* _Challenge_
Copy all of the material word for word, except for the pictures.

## start Data rows

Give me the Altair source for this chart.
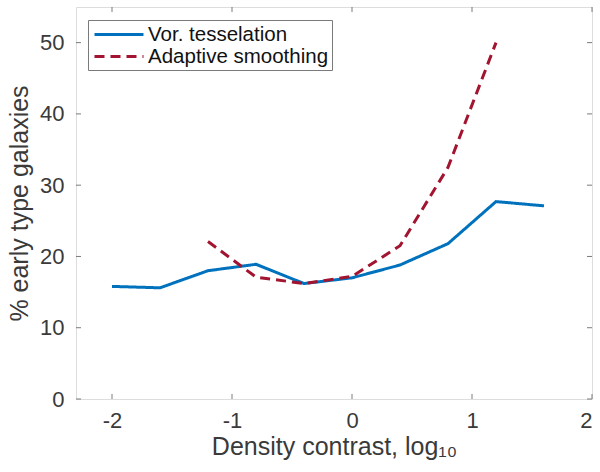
import altair as alt
import pandas as pd

# Data
vor_x = [-2.0, -1.6, -1.2, -0.8, -0.4, 0.0, 0.4, 0.8, 1.2, 1.6]
vor_y = [15.8, 15.6, 18.0, 18.9, 16.2, 17.0, 18.8, 21.8, 27.7, 27.1]
ada_x = [-1.2, -0.8, -0.4, 0.0, 0.4, 0.8, 1.2]
ada_y = [22.1, 17.1, 16.2, 17.2, 21.5, 32.5, 50.0]
series_names = ["Vor. tesselation", "Adaptive smoothing"]
series_colors = ["#0072BD", "#A2142F"]
x_ticks = [-2, -1, 0, 1, 2]
y_ticks = [0, 10, 20, 30, 40, 50]

df = pd.DataFrame(
    {"x": vor_x + ada_x,
     "y": vor_y + ada_y,
     "series": [series_names[0]] * len(vor_x) + [series_names[1]] * len(ada_x)}
)
xt = pd.DataFrame({"t": x_ticks})
yt = pd.DataFrame({"t": y_ticks})

W, H = 516, 392
FONT = "Liberation Sans"
TXT = "#3a3a3a"
AX = "#7a7a7a"

xscale = alt.Scale(domain=[-2.3, 2], nice=False, zero=False)
yscale = alt.Scale(domain=[0, 55], nice=False, zero=False)

legend = alt.Legend(
    title=None, orient="none", legendX=12, legendY=13,
    strokeColor=AX, fillColor="white", padding=3,
    labelFontSize=20.5, labelFont=FONT, labelColor="#111111", labelLimit=400,
    symbolType="M-0.8,0H4.1", symbolSize=400, symbolStrokeWidth=3,
    labelOffset=34, rowPadding=0,
)

lines = alt.Chart(df).mark_line(strokeWidth=3).encode(
    x=alt.X("x:Q", scale=xscale,
            axis=alt.Axis(values=x_ticks, tickSize=0, domain=False, grid=False,
                          labelExpr="'' + datum.value",
                          labelPadding=11, labelFontSize=22, labelFont=FONT,
                          labelColor=TXT, title="Density contrast, log₁₀",
                          titleFontSize=25, titleFont=FONT, titleFontWeight="normal",
                          titleColor=TXT, titlePadding=3)),
    y=alt.Y("y:Q", scale=yscale,
            axis=alt.Axis(values=y_ticks, tickSize=0, domain=False, grid=False,
                          labelPadding=12, labelFontSize=22, labelFont=FONT,
                          labelColor=TXT, title="% early type galaxies",
                          titleFontSize=25, titleFont=FONT, titleFontWeight="normal",
                          titleColor=TXT, titlePadding=7)),
    color=alt.Color("series:N", scale=alt.Scale(domain=series_names, range=series_colors),
                    legend=legend),
    strokeDash=alt.StrokeDash("series:N",
                              scale=alt.Scale(domain=series_names, range=[[1, 0], [10, 6]]),
                              legend=legend),
)

tick_style = dict(color=AX, strokeWidth=1)
xb = alt.Chart(xt).mark_rule(**tick_style).encode(
    x=alt.X("t:Q", scale=xscale), y=alt.value(H), y2=alt.value(H - 5))
xtop = alt.Chart(xt).mark_rule(**tick_style).encode(
    x=alt.X("t:Q", scale=xscale), y=alt.value(0), y2=alt.value(5))
yl = alt.Chart(yt).mark_rule(**tick_style).encode(
    y=alt.Y("t:Q", scale=yscale), x=alt.value(0), x2=alt.value(5))
yr = alt.Chart(yt).mark_rule(**tick_style).encode(
    y=alt.Y("t:Q", scale=yscale), x=alt.value(W), x2=alt.value(W - 5))

chart = alt.layer(xb, xtop, yl, yr, lines).properties(
    width=W, height=H,
    autosize=alt.AutoSizeParams(type="none"),
    padding={"left": 76, "top": 7, "right": 8, "bottom": 73},
).configure_view(stroke=AX, strokeWidth=1.2).configure(background="white")

chart.save("out.html", embed_options={"renderer": "svg", "actions": False})
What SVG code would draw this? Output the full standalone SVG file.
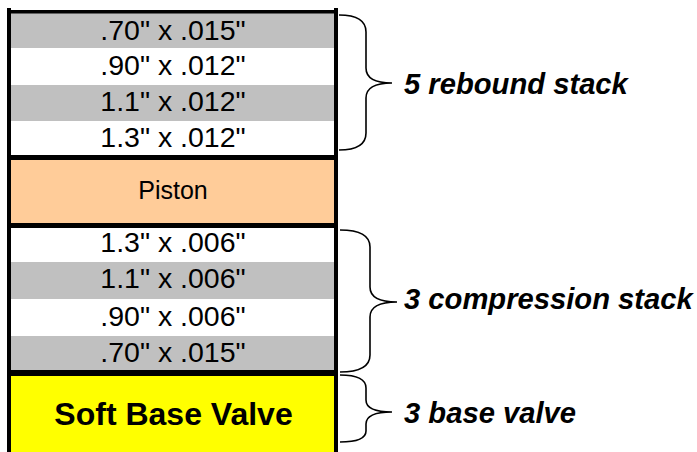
<svg xmlns="http://www.w3.org/2000/svg" width="697" height="452" viewBox="0 0 697 452">
<style>
.dim{font-family:"Liberation Sans",Arial,sans-serif;font-size:28.5px;fill:#000;text-anchor:middle}
.pis{font-family:"Liberation Sans",Arial,sans-serif;font-size:25px;fill:#000;text-anchor:middle}
.base{font-family:"Liberation Sans",Arial,sans-serif;font-size:32px;font-weight:bold;fill:#000;text-anchor:middle}
.lbl{font-family:"Liberation Sans",Arial,sans-serif;font-size:29.2px;font-weight:bold;font-style:italic;fill:#000}
.g{fill:#C0C0C0}
.w{fill:#FFFFFF}
.brace{fill:none;stroke:#000;stroke-width:1.6}
.bd{stroke:#000;fill:none}
</style>
<rect width="697" height="452" fill="#FFFFFF"/>
<g id="rebound-stack">
<rect class="g" x="9" y="12" width="327" height="36"/>
<rect class="w" x="9" y="48" width="327" height="37"/>
<rect class="g" x="9" y="85" width="327" height="36"/>
<rect class="w" x="9" y="121" width="327" height="36"/>
<text class="dim" x="173" y="40">.70" x .015"</text>
<text class="dim" x="173" y="75">.90" x .012"</text>
<text class="dim" x="173" y="111">1.1" x .012"</text>
<text class="dim" x="173" y="147">1.3" x .012"</text>
</g>
<g id="piston">
<rect x="9" y="157" width="327" height="69" fill="#FFCC99"/>
<text class="pis" x="173" y="199">Piston</text>
</g>
<g id="compression-stack">
<rect class="w" x="9" y="226" width="327" height="36"/>
<rect class="g" x="9" y="262" width="327" height="37"/>
<rect class="w" x="9" y="299" width="327" height="37"/>
<rect class="g" x="9" y="336" width="327" height="37"/>
<text class="dim" x="173" y="252">1.3" x .006"</text>
<text class="dim" x="173" y="288">1.1" x .006"</text>
<text class="dim" x="173" y="326">.90" x .006"</text>
<text class="dim" x="173" y="362">.70" x .015"</text>
</g>
<g id="base-valve">
<rect x="9" y="373" width="327" height="85" fill="#FFFF00"/>
<text class="base" x="173.5" y="425">Soft Base Valve</text>
</g>
<g id="borders">
<line class="bd" x1="9" y1="8" x2="9" y2="460" stroke-width="4"/>
<line class="bd" x1="336" y1="8" x2="336" y2="460" stroke-width="4"/>
<line class="bd" x1="7" y1="11.75" x2="338" y2="11.75" stroke-width="3.5"/>
<line class="bd" x1="7" y1="157.5" x2="338" y2="157.5" stroke-width="5"/>
<line class="bd" x1="7" y1="225.5" x2="338" y2="225.5" stroke-width="5"/>
<line class="bd" x1="7" y1="373" x2="338" y2="373" stroke-width="6"/>
</g>
<g id="connectors">
<path class="brace" d="M339,15 Q366,15 366,32 L366,68 Q366,83 392,83 Q366,83 366,98 L366,133 Q366,150 339,150"/>
<path class="brace" d="M340,230 Q370,230 370,247 L370,287 Q370,302 397,302 Q370,302 370,317 L370,355 Q370,372 340,372"/>
<path class="brace" d="M340,375 Q366,375 366,388 L366,400 Q366,412 392,412 Q366,412 366,424 L366,431 Q366,442 340,442"/>
</g>
<g id="labels">
<text class="lbl" x="404" y="94">5 rebound stack</text>
<text class="lbl" x="404" y="309">3 compression stack</text>
<text class="lbl" x="404" y="423">3 base valve</text>
</g>
</svg>
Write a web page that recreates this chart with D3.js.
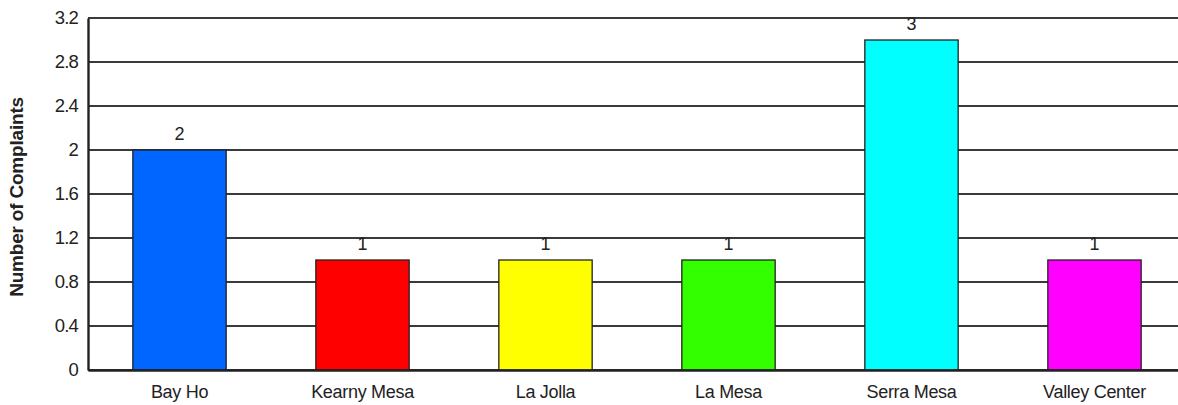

## end Data rows

* _Final result_
Give me the Altair source for this chart.
import altair as alt
import pandas as pd

# Data
vor_x = [-2.0, -1.6, -1.2, -0.8, -0.4, 0.0, 0.4, 0.8, 1.2, 1.6]
vor_y = [15.8, 15.6, 18.0, 18.9, 16.2, 17.0, 18.8, 21.8, 27.7, 27.1]
ada_x = [-1.2, -0.8, -0.4, 0.0, 0.4, 0.8, 1.2]
ada_y = [22.1, 17.1, 16.2, 17.2, 21.5, 32.5, 50.0]
series_names = ["Vor. tesselation", "Adaptive smoothing"]
series_colors = ["#0072BD", "#A2142F"]
x_ticks = [-2, -1, 0, 1, 2]
y_ticks = [0, 10, 20, 30, 40, 50]

df = pd.DataFrame(
    {"x": vor_x + ada_x,
     "y": vor_y + ada_y,
     "series": [series_names[0]] * len(vor_x) + [series_names[1]] * len(ada_x)}
)
xt = pd.DataFrame({"t": x_ticks})
yt = pd.DataFrame({"t": y_ticks})

W, H = 516, 392
FONT = "Liberation Sans"
TXT = "#3a3a3a"
AX = "#7a7a7a"

xscale = alt.Scale(domain=[-2.3, 2], nice=False, zero=False)
yscale = alt.Scale(domain=[0, 55], nice=False, zero=False)

legend = alt.Legend(
    title=None, orient="none", legendX=12, legendY=13,
    strokeColor=AX, fillColor="white", padding=3,
    labelFontSize=20.5, labelFont=FONT, labelColor="#111111", labelLimit=400,
    symbolType="M-0.8,0H4.1", symbolSize=400, symbolStrokeWidth=3,
    labelOffset=34, rowPadding=0,
)

lines = alt.Chart(df).mark_line(strokeWidth=3).encode(
    x=alt.X("x:Q", scale=xscale,
            axis=alt.Axis(values=x_ticks, tickSize=0, domain=False, grid=False,
                          labelExpr="'' + datum.value",
                          labelPadding=11, labelFontSize=22, labelFont=FONT,
                          labelColor=TXT, title="Density contrast, log₁₀",
                          titleFontSize=25, titleFont=FONT, titleFontWeight="normal",
                          titleColor=TXT, titlePadding=3)),
    y=alt.Y("y:Q", scale=yscale,
            axis=alt.Axis(values=y_ticks, tickSize=0, domain=False, grid=False,
                          labelPadding=12, labelFontSize=22, labelFont=FONT,
                          labelColor=TXT, title="% early type galaxies",
                          titleFontSize=25, titleFont=FONT, titleFontWeight="normal",
                          titleColor=TXT, titlePadding=7)),
    color=alt.Color("series:N", scale=alt.Scale(domain=series_names, range=series_colors),
                    legend=legend),
    strokeDash=alt.StrokeDash("series:N",
                              scale=alt.Scale(domain=series_names, range=[[1, 0], [10, 6]]),
                              legend=legend),
)

tick_style = dict(color=AX, strokeWidth=1)
xb = alt.Chart(xt).mark_rule(**tick_style).encode(
    x=alt.X("t:Q", scale=xscale), y=alt.value(H), y2=alt.value(H - 5))
xtop = alt.Chart(xt).mark_rule(**tick_style).encode(
    x=alt.X("t:Q", scale=xscale), y=alt.value(0), y2=alt.value(5))
yl = alt.Chart(yt).mark_rule(**tick_style).encode(
    y=alt.Y("t:Q", scale=yscale), x=alt.value(0), x2=alt.value(5))
yr = alt.Chart(yt).mark_rule(**tick_style).encode(
    y=alt.Y("t:Q", scale=yscale), x=alt.value(W), x2=alt.value(W - 5))

chart = alt.layer(xb, xtop, yl, yr, lines).properties(
    width=W, height=H,
    autosize=alt.AutoSizeParams(type="none"),
    padding={"left": 76, "top": 7, "right": 8, "bottom": 73},
).configure_view(stroke=AX, strokeWidth=1.2).configure(background="white")

chart.save("out.html", embed_options={"renderer": "svg", "actions": False})
What SVG code would draw this? Output the full standalone SVG file.
<svg xmlns="http://www.w3.org/2000/svg" width="697" height="452" viewBox="0 0 697 452">
<style>
.dim{font-family:"Liberation Sans",Arial,sans-serif;font-size:28.5px;fill:#000;text-anchor:middle}
.pis{font-family:"Liberation Sans",Arial,sans-serif;font-size:25px;fill:#000;text-anchor:middle}
.base{font-family:"Liberation Sans",Arial,sans-serif;font-size:32px;font-weight:bold;fill:#000;text-anchor:middle}
.lbl{font-family:"Liberation Sans",Arial,sans-serif;font-size:29.2px;font-weight:bold;font-style:italic;fill:#000}
.g{fill:#C0C0C0}
.w{fill:#FFFFFF}
.brace{fill:none;stroke:#000;stroke-width:1.6}
.bd{stroke:#000;fill:none}
</style>
<rect width="697" height="452" fill="#FFFFFF"/>
<g id="rebound-stack">
<rect class="g" x="9" y="12" width="327" height="36"/>
<rect class="w" x="9" y="48" width="327" height="37"/>
<rect class="g" x="9" y="85" width="327" height="36"/>
<rect class="w" x="9" y="121" width="327" height="36"/>
<text class="dim" x="173" y="40">.70" x .015"</text>
<text class="dim" x="173" y="75">.90" x .012"</text>
<text class="dim" x="173" y="111">1.1" x .012"</text>
<text class="dim" x="173" y="147">1.3" x .012"</text>
</g>
<g id="piston">
<rect x="9" y="157" width="327" height="69" fill="#FFCC99"/>
<text class="pis" x="173" y="199">Piston</text>
</g>
<g id="compression-stack">
<rect class="w" x="9" y="226" width="327" height="36"/>
<rect class="g" x="9" y="262" width="327" height="37"/>
<rect class="w" x="9" y="299" width="327" height="37"/>
<rect class="g" x="9" y="336" width="327" height="37"/>
<text class="dim" x="173" y="252">1.3" x .006"</text>
<text class="dim" x="173" y="288">1.1" x .006"</text>
<text class="dim" x="173" y="326">.90" x .006"</text>
<text class="dim" x="173" y="362">.70" x .015"</text>
</g>
<g id="base-valve">
<rect x="9" y="373" width="327" height="85" fill="#FFFF00"/>
<text class="base" x="173.5" y="425">Soft Base Valve</text>
</g>
<g id="borders">
<line class="bd" x1="9" y1="8" x2="9" y2="460" stroke-width="4"/>
<line class="bd" x1="336" y1="8" x2="336" y2="460" stroke-width="4"/>
<line class="bd" x1="7" y1="11.75" x2="338" y2="11.75" stroke-width="3.5"/>
<line class="bd" x1="7" y1="157.5" x2="338" y2="157.5" stroke-width="5"/>
<line class="bd" x1="7" y1="225.5" x2="338" y2="225.5" stroke-width="5"/>
<line class="bd" x1="7" y1="373" x2="338" y2="373" stroke-width="6"/>
</g>
<g id="connectors">
<path class="brace" d="M339,15 Q366,15 366,32 L366,68 Q366,83 392,83 Q366,83 366,98 L366,133 Q366,150 339,150"/>
<path class="brace" d="M340,230 Q370,230 370,247 L370,287 Q370,302 397,302 Q370,302 370,317 L370,355 Q370,372 340,372"/>
<path class="brace" d="M340,375 Q366,375 366,388 L366,400 Q366,412 392,412 Q366,412 366,424 L366,431 Q366,442 340,442"/>
</g>
<g id="labels">
<text class="lbl" x="404" y="94">5 rebound stack</text>
<text class="lbl" x="404" y="309">3 compression stack</text>
<text class="lbl" x="404" y="423">3 base valve</text>
</g>
</svg>
Write a web page that recreates this chart with D3.js.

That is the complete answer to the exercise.